▸ DATASET CONTENT
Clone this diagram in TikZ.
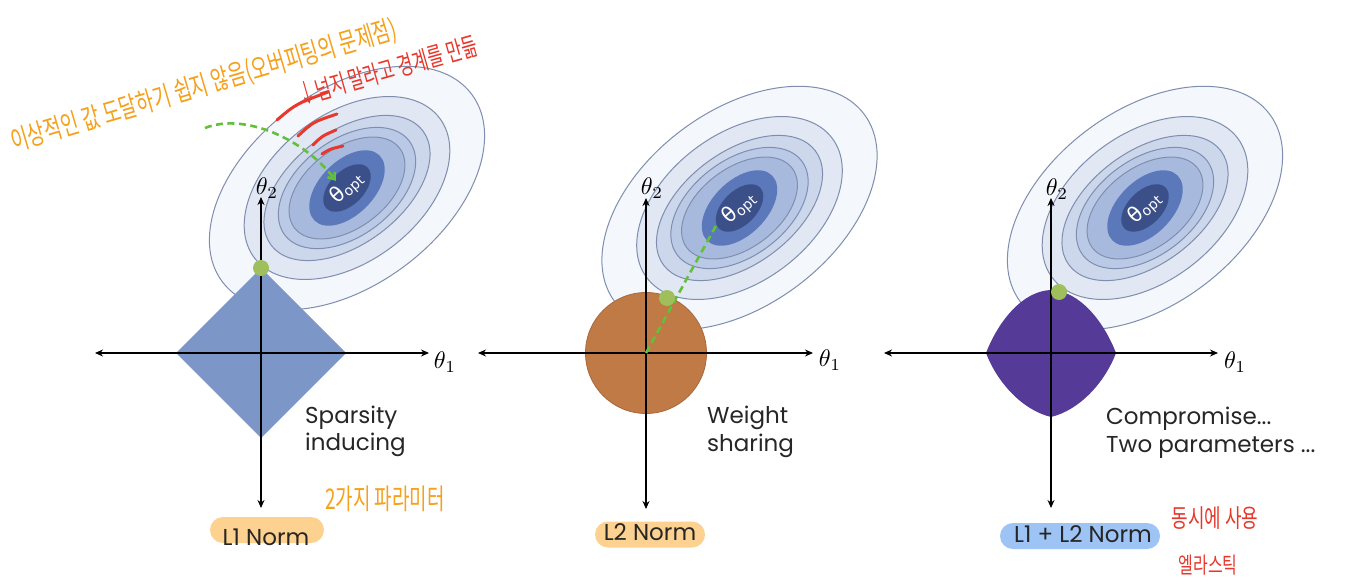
\documentclass[tikz,border=0pt]{standalone}
\usepackage{fontspec}
\setmainfont{Poppins}
\newfontfamily\krfont{Noto Sans CJK KR}
\newfontfamily\dvfont{DejaVu Sans}
\usetikzlibrary{arrows.meta}
\definecolor{eA}{HTML}{F4F7FB}
\definecolor{eB}{HTML}{E1E8F4}
\definecolor{eC}{HTML}{CCD7EC}
\definecolor{eD}{HTML}{BACAE6}
\definecolor{eE}{HTML}{A7B9DD}
\definecolor{eF}{HTML}{5A78BA}
\definecolor{eG}{HTML}{3B4F88}
\definecolor{cline}{HTML}{7F8EAF}
\definecolor{lone}{HTML}{7C96C8}
\definecolor{ltwo}{HTML}{BF7A46}
\definecolor{ltwoedge}{HTML}{A8683A}
\definecolor{elas}{HTML}{553A97}
\definecolor{dotg}{HTML}{9EBF5C}
\definecolor{dashg}{HTML}{62C03A}
\definecolor{pillo}{HTML}{FDD18F}
\definecolor{pillb}{HTML}{9DC4F5}
\definecolor{hand}{HTML}{F6A11C}
\definecolor{handr}{HTML}{E8382B}
\definecolor{txt}{HTML}{262626}
\tikzset{
 axisline/.style={line width=1.8pt, draw=black, {Stealth[length=8pt,width=7pt]}-{Stealth[length=8pt,width=7pt]}},
 ctr/.style={draw=cline, line width=1pt},
 contours/.pic={
   \begin{scope}[rotate=37]
     \draw[ctr, fill=eA] (0,0) ellipse (156 and 97);
     \draw[ctr, fill=eB] (0,0) ellipse (116 and 74);
     \draw[ctr, fill=eC] (0,0) ellipse (95 and 56);
     \draw[ctr, fill=eD] (0,0) ellipse (78 and 48);
     \draw[ctr, fill=eE] (0,0) ellipse (66 and 40);
   \end{scope}
   \begin{scope}[rotate=45]
     \fill[eF] (0,0) ellipse (46 and 27);
     \fill[eG] (0,0) ellipse (29 and 17);
   \end{scope}
   \node[rotate=42, text=white, inner sep=0] (-opt) {\dvfont\fontsize{21}{21}\selectfont θ\fontsize{14}{14}\selectfont\raisebox{-2pt}{opt}};
 },
 caption/.style={font=\fontsize{23}{27}\selectfont, text=txt, anchor=base west, inner sep=0},
 pill/.style={rounded corners=13pt, minimum height=26pt, inner sep=0},
 normtxt/.style={font=\fontsize{23}{27}\selectfont, text=black!85, anchor=base, inner sep=0},
 thlbl/.style={scale=2.4, inner sep=0},
 greendash/.style={draw=dashg, line width=2.6pt, dash pattern=on 7pt off 4.5pt},
 hando/.style={text=hand, font=\krfont\fontsize{19}{19}\selectfont, inner sep=0},
 handred/.style={text=handr, font=\krfont\fontsize{17}{17}\selectfont, inner sep=0},
 redstroke/.style={draw=handr, line width=3pt, line cap=round},
 gdot/.style={fill=dotg},
}
\begin{document}
\begin{tikzpicture}[x=1pt,y=-1pt]
\useasboundingbox (0,0) rectangle (1346,580);
\fill[white] (0,0) rectangle (1346,580);

% contour sets
\pic (p1) at (347,188) {contours};
\pic (p2) at (739.5,208) {contours};
\pic (p3) at (1145,208) {contours};

% named coordinates
\coordinate (o1) at (261,353);
\coordinate (xl1) at (95,353);
\coordinate (xr1) at (429,353);
\coordinate (yt1) at (261,197);
\coordinate (yb1) at (261,508);
\coordinate (o2) at (646,353);
\coordinate (xl2) at (478,353);
\coordinate (xr2) at (813,353);
\coordinate (yt2) at (646,198);
\coordinate (yb2) at (646,509);
\coordinate (o3) at (1051,353);
\coordinate (xl3) at (884,353);
\coordinate (xr3) at (1218,353);
\coordinate (yt3) at (1051,198);
\coordinate (yb3) at (1051,508);

% constraint regions
\fill[lone] (261,268) -- (346,353) -- (261,438) -- (176,353) -- cycle;
\draw[fill=ltwo, draw=ltwoedge, line width=0.8pt] (o2) circle (60.5);
\fill[elas] (1116,353) .. controls (1104,322) and (1080,291) .. (1051,290)
  .. controls (1022,291) and (998,322) .. (986,353)
  .. controls (997,382) and (1022,410) .. (1051,417)
  .. controls (1080,410) and (1105,382) .. (1116,353) -- cycle;

% axes
\draw[axisline] (xl1) -- (xr1);
\draw[axisline] (yb1) -- (yt1);
\draw[axisline] (xl2) -- (xr2);
\draw[axisline] (yb2) -- (yt2);
\draw[axisline] (xl3) -- (xr3);
\draw[axisline] (yb3) -- (yt3);

% axis labels
\node[thlbl] (th11) at (445,362) {$\theta_1$};
\node[thlbl] (th21) at (267,188) {$\theta_2$};
\node[thlbl] (th12) at (830,360) {$\theta_1$};
\node[thlbl] (th22) at (652,188) {$\theta_2$};
\node[thlbl] (th13) at (1235,362) {$\theta_1$};
\node[thlbl] (th23) at (1057,189) {$\theta_2$};

% green dashed paths
\coordinate (opt2) at (718,222);
\draw[greendash] (o2) -- (opt2);
\coordinate (gs) at (205,128);
\coordinate (ge) at (336,181);
\draw[greendash, -{Straight Barb[length=6pt,width=9pt]}] (gs) .. controls (245,112) and (305,140) .. (ge);

% touch points
\fill[gdot] (261,268) circle (8);
\fill[gdot] (667,298) circle (8);
\fill[gdot] (1059,292) circle (8);

% captions
\node[caption] (c1a) at (305,423) {Sparsity};
\node[caption] (c1b) at (305,450) {inducing};
\node[caption] (c2a) at (707,423) {Weight};
\node[caption] (c2b) at (707,451) {sharing};
\node[caption] (c3a) at (1106,424) {Compromise...};
\node[caption] (c3b) at (1106,452) {Two parameters ...};

% norm labels
\node[pill, fill=pillo, minimum width=114pt] (pl1) at (267,530) {};
\node[normtxt] (n1) at (266,545) {L1 Norm};
\node[pill, fill=pillo, minimum width=110pt] (pl2) at (650,534.5) {};
\node[normtxt] (n2) at (650,540) {L2 Norm};
\node[pill, fill=pillb, minimum width=160pt] (pl3) at (1080,536) {};
\node[normtxt] (n3) at (1083,542) {L1 + L2 Norm};

% handwritten annotations
\node[hando, rotate=16.5, yscale=1.45] (h1) at (204,86) {이상적인 값 도달하기 쉽지 않음(오버피팅의 문제점)};
\node[handred, rotate=16, yscale=1.5] (h2) at (388,70) {↓넘지 말라고 경계를 만듦};
\draw[redstroke] (277,120) .. controls (296,104) .. (328,92);
\draw[redstroke] (298,136) .. controls (313,122) .. (337,114);
\draw[redstroke] (313,145) .. controls (322,136) .. (336,130);
\draw[redstroke] (322,154) .. controls (330,149) .. (343,146);
\node[hando, yscale=1.5] (h3) at (385,499) {2가지 파라미터};
\node[handred, font=\krfont\fontsize{18}{18}\selectfont, yscale=1.4] (h4) at (1215,518) {동시에 사용};
\node[handred, font=\krfont\fontsize{16}{16}\selectfont, yscale=1.4] (h5) at (1208,565) {엘라스틱};
\end{tikzpicture}
\end{document}
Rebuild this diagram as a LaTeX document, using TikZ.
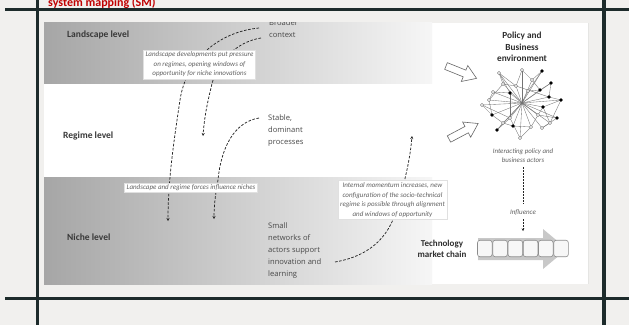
\documentclass[tikz,border=0pt]{standalone}
\usepackage{fontspec}
\setmainfont{Carlito}
\newfontfamily\osans{Open Sans}
\usetikzlibrary{arrows.meta}
\definecolor{bgc}{HTML}{F1F0EE}
\definecolor{barc}{HTML}{1D2B2B}
\definecolor{redc}{HTML}{C00000}
\definecolor{bandl}{HTML}{A6A6A6}
\definecolor{bandr}{HTML}{F6F6F6}
\definecolor{chainc}{HTML}{C8C8C8}
\begin{document}
\begin{tikzpicture}[x=1pt,y=-1pt,
  lvl/.style={font=\fontsize{9.5}{11}\selectfont\bfseries, text=black!78, anchor=base west, inner sep=0},
  desc/.style={font=\osans\fontsize{7.6}{9}\selectfont, text=black!72, anchor=base west, inner sep=0},
  ibox/.style={fill=white, draw=black!12, line width=0.3pt, font=\fontsize{7}{9.6}\selectfont\itshape, text=black!62, align=center, inner sep=2pt},
  dcurve/.style={draw=black!85, line width=0.75pt, dash pattern=on 2.6pt off 1.6pt, -{Stealth[length=3pt,width=3pt]}},
  hd/.style={font=\fontsize{9.3}{11.5}\selectfont\bfseries, text=black!82, align=center, inner sep=0},
  netl/.style={draw=black!55, line width=0.35pt},
  wn/.style={circle, draw=black!60, fill=white, line width=0.35pt, inner sep=0, minimum size=3.4pt},
  bn/.style={circle, fill=black, inner sep=0, minimum size=3.6pt},
  blk/.style={draw=black!60, fill=white, line width=0.6pt, line join=miter},
  cbox/.style={draw=black!45, fill=black!3, rounded corners=2.5pt, line width=0.6pt, minimum width=14.6pt, minimum height=16.5pt, inner sep=0}
]
\useasboundingbox (0,0) rectangle (629,325);
\fill[bgc] (0,0) rectangle (629,325);

% inner picture
\begin{scope}
\clip (44,22.5) rectangle (588,284);
\fill[white] (44,22.5) rectangle (588,284);
\shade[left color=bandl, right color=bandr] (44,22.5) rectangle (432,83);
\shade[left color=bandl, right color=bandr] (44,177) rectangle (432,284);

\node[lvl] (land) at (67,37) {Landscape level};
\node[lvl] (reg) at (63,138) {Regime level};
\node[lvl] (niche) at (67,240) {Niche level};

\node[desc] (broader) at (269,25) {Broader};
\node[desc] (context) at (269,37) {context};
\node[desc] (st1) at (268,120.5) {Stable,};
\node[desc] (st2) at (268,132.5) {dominant};
\node[desc] (st3) at (268,144.5) {processes};
\node[desc] (sm1) at (268,228.5) {Small};
\node[desc] (sm2) at (268,240.5) {networks of};
\node[desc] (sm3) at (268,252.5) {actors support};
\node[desc] (sm4) at (268,264.5) {innovation and};
\node[desc] (sm5) at (268,276.5) {learning};

% dashed curves
\coordinate (c1s) at (259,28);
\coordinate (c1m) at (180,100);
\coordinate (c1e) at (168,221);
\draw[dcurve] (c1s) .. controls (218,32) and (186,60) .. (c1m) .. controls (174,140) and (168,180) .. (c1e);
\coordinate (c2s) at (261,38);
\coordinate (c2m) at (211,88);
\coordinate (c2e) at (203,136);
\draw[dcurve] (c2s) .. controls (236,42) and (216,62) .. (c2m) .. controls (206,108) and (204,122) .. (c2e);
\coordinate (c3s) at (259,118);
\coordinate (c3m) at (218,180);
\coordinate (c3e) at (214,219);
\draw[dcurve] (c3s) .. controls (234,122) and (221,148) .. (c3m) .. controls (215,196) and (214,208) .. (c3e);
\coordinate (c4s) at (335,262);
\coordinate (c4m) at (398,205);
\coordinate (c4e) at (412,136);
\draw[dcurve] (c4s) .. controls (375,255) and (391,232) .. (c4m) .. controls (405,180) and (410,160) .. (c4e);

% white boxes
\node[ibox] (boxA) at (199.5,64.5) {Landscape developments put pressure\\on regimes, opening windows of\\opportunity for niche innovations};
\node[ibox, inner ysep=1.5pt] (boxB) at (191,187.5) {Landscape and regime forces influence niches};
\node[ibox] (boxC) at (392.5,200) {Internal momentum increases, new\\configuration of the socio-technical\\regime is possible through alignment\\and windows of opportunity};

% right side
\node[hd] (pol) at (522,47) {Policy and\\Business\\environment};

% block arrows
\begin{scope}[shift={(446,66)}, rotate=-22]
\draw[blk] (0,-3.6) -- (20,-3.6) -- (20,-8.6) -- (33,0) -- (20,8.6) -- (20,3.6) -- (0,3.6) -- cycle;
\end{scope}
\begin{scope}[shift={(449,139)}, rotate=28]
\draw[blk] (0,-3.6) -- (20,-3.6) -- (20,-8.6) -- (33,0) -- (20,8.6) -- (20,3.6) -- (0,3.6) -- cycle;
\end{scope}

% network
\coordinate (H) at (522,103);
\foreach \n/\x/\y in {w1/499/73, w2/522/70, w3/503/84, w4/493/92, w5/482/105, w6/532/80, w7/516/86, w8/510/118, w9/531/127, w10/520/138, w11/542/128, w12/503/123, w13/550/123, w14/528/91, w15/489/100, w16/538/115}
  \coordinate (\n) at (\x,\y);
\foreach \n/\x/\y in {b1/542/71, b2/551/83, b3/510/93, b4/540/90, b5/549/97, b6/561/100, b7/543/107, b8/492/115, b9/557/118, b10/497/130, b11/513/126}
  \coordinate (\n) at (\x,\y);
\foreach \n in {w1,w2,w3,w4,w5,w6,w7,w8,w9,w10,w11,w12,w13,w14,w15,w16,b1,b2,b3,b4,b5,b6,b7,b8,b9,b10,b11}
  \draw[netl] (H) -- (\n);
\foreach \a/\b in {w1/b3, w2/w6, b1/w6, b1/w14, b2/b4, w4/b3, b6/b7, w5/w8, b8/w12, b10/w12, w10/w9, w11/b9, w13/b7, w3/w7, w14/b4, w2/w7, w1/w3, b5/b6, w15/b8, w5/b8, w9/b11, w8/w10, b11/w12, b7/w16, w16/b9, w11/w13, b2/b5, w4/w15, w6/b4, b3/w8, w7/b5, b10/w8, w16/w9, b6/w13, w1/w7, w3/w15}
  \draw[netl] (\a) -- (\b);
\foreach \n in {w1,w2,w3,w4,w5,w6,w7,w8,w9,w10,w11,w12,w13,w14,w15,w16}
  \node[wn] at (\n) {};
\foreach \n in {b1,b2,b3,b4,b5,b6,b7,b8,b9,b10,b11}
  \node[bn] at (\n) {};

\node[font=\fontsize{6.9}{9}\selectfont\itshape, text=black!62, align=center, inner sep=0] (inter) at (523,155.5) {Interacting policy and\\business actors};
\node[font=\fontsize{7}{9}\selectfont\itshape, text=black!62, inner sep=0] (infl) at (523,212) {Influence};
\draw[draw=black!85, line width=0.75pt, dash pattern=on 1.6pt off 1.4pt] (523,167) -- (523,204);
\draw[draw=black!85, line width=0.75pt, dash pattern=on 1.6pt off 1.4pt, -{Stealth[length=2.6pt,width=2.6pt]}] (523,219) -- (523,231);

% technology market chain
\node[hd, font=\fontsize{9}{11.5}\selectfont\bfseries] (tech) at (442,249) {Technology\\market chain};
\fill[chainc] (478,238) -- (543,238) -- (543,229) -- (567,249) -- (543,269) -- (543,260) -- (478,260) -- cycle;
\foreach \i in {0,...,5}
  \node[cbox] (cb\i) at (484.8+15.25*\i,248.5) {};

\draw[black!40, line width=0.6pt] (588,22.5) -- (588,284);
\end{scope}

% frame lines
\draw[barc, line width=3.5pt] (5,9.5) -- (629,9.5);
\draw[barc, line width=3.5pt] (5,298.5) -- (629,298.5);
\draw[barc, line width=3.5pt] (37.5,0) -- (37.5,325);
\draw[barc, line width=3.8pt] (604,0) -- (604,325);

\node[font=\fontsize{12}{14}\selectfont\bfseries, text=redc, anchor=base west, inner sep=0] (title) at (48,6.5) {system mapping (SM)};
\end{tikzpicture}
\end{document}
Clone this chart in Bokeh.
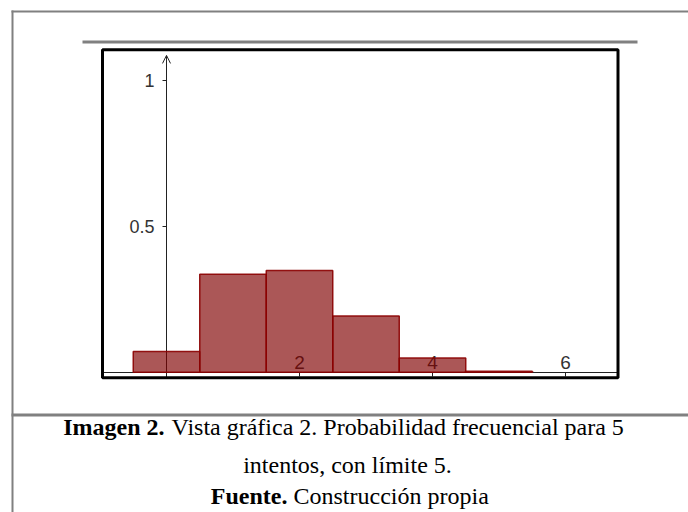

▸ JOB
Pick out every line holding the string "Clone" and return it.

▸ SOLVED PROBLEM
Clone this diagram in TikZ.
Clone this chart in Bokeh.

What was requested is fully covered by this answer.